HONG KONG, March 21 (IFR) - Asian credits stabilized a day after the new US Federal Reserve chief shocked the market with the possibility of earlier-the-expected rate increases.
Investors took the opportunity today to buy bonds that had sold-off in the past few days. Stability in Asian equity markets also gave investors some added comfort in returning to risk.
“The market is 2bp-3bp tighter with property names grinding tighter with fast money accounts buying,” said a Singapore bond trader.
The Asia ex-Japan IG iTraxx index was quoted at about 137bp/139bp, 2bp tighter on the day as the credits underlying the index were rolled over.

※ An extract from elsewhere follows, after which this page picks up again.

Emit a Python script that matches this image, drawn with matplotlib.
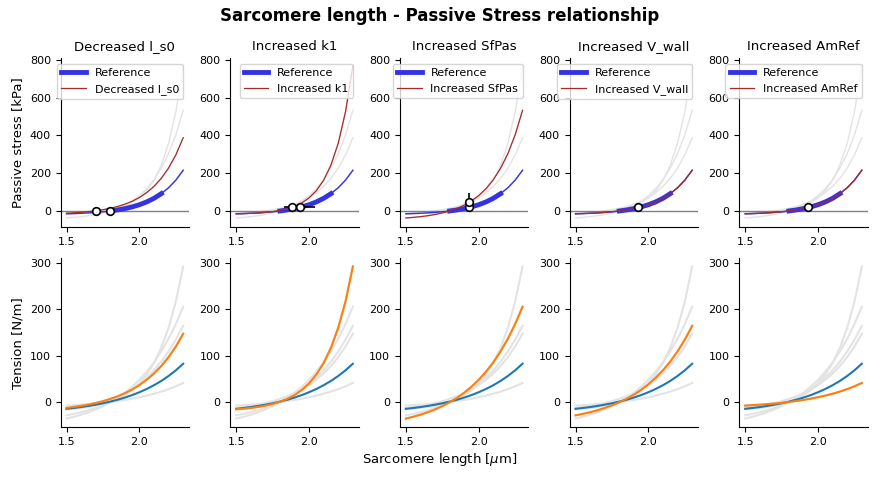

Traders reported heavy buying in Chinese property bonds, which had been beaten down by worries over China’s economy as well as news of a loan default by a small Chinese property developer.
Among investment grade credits, China Overseas Finance’s bonds were 10bp-15bp tighter. In high yield, Franshion Properties’ 2019s rose 25 cents to 97.63/98.38 and Country Garden’s 2021s and 2023s rose 50 cents each at 91.50/92.50 and 90.50/92.00, respectively.
Credit default swaps on Chinese credits were unchanged at 101-104. CDS was 3bp tighter for Indonesia at 182/192 and 2bp tighter for Korea and Philippines at 62-65 and 105-115, respectively.
Among new deals, IDBI 2019s traded about 330bp tighter over US Treasuries after pricing at 350bp over on Wednesday.
High yield bonds from Indonesia were 0.25-0.375 points higher on the day but traders said expectations of supply weighed on this sector.
Traders said they expected the market to remain choppy in the near term with buying on positive news and exaggerated selling on negative headlines.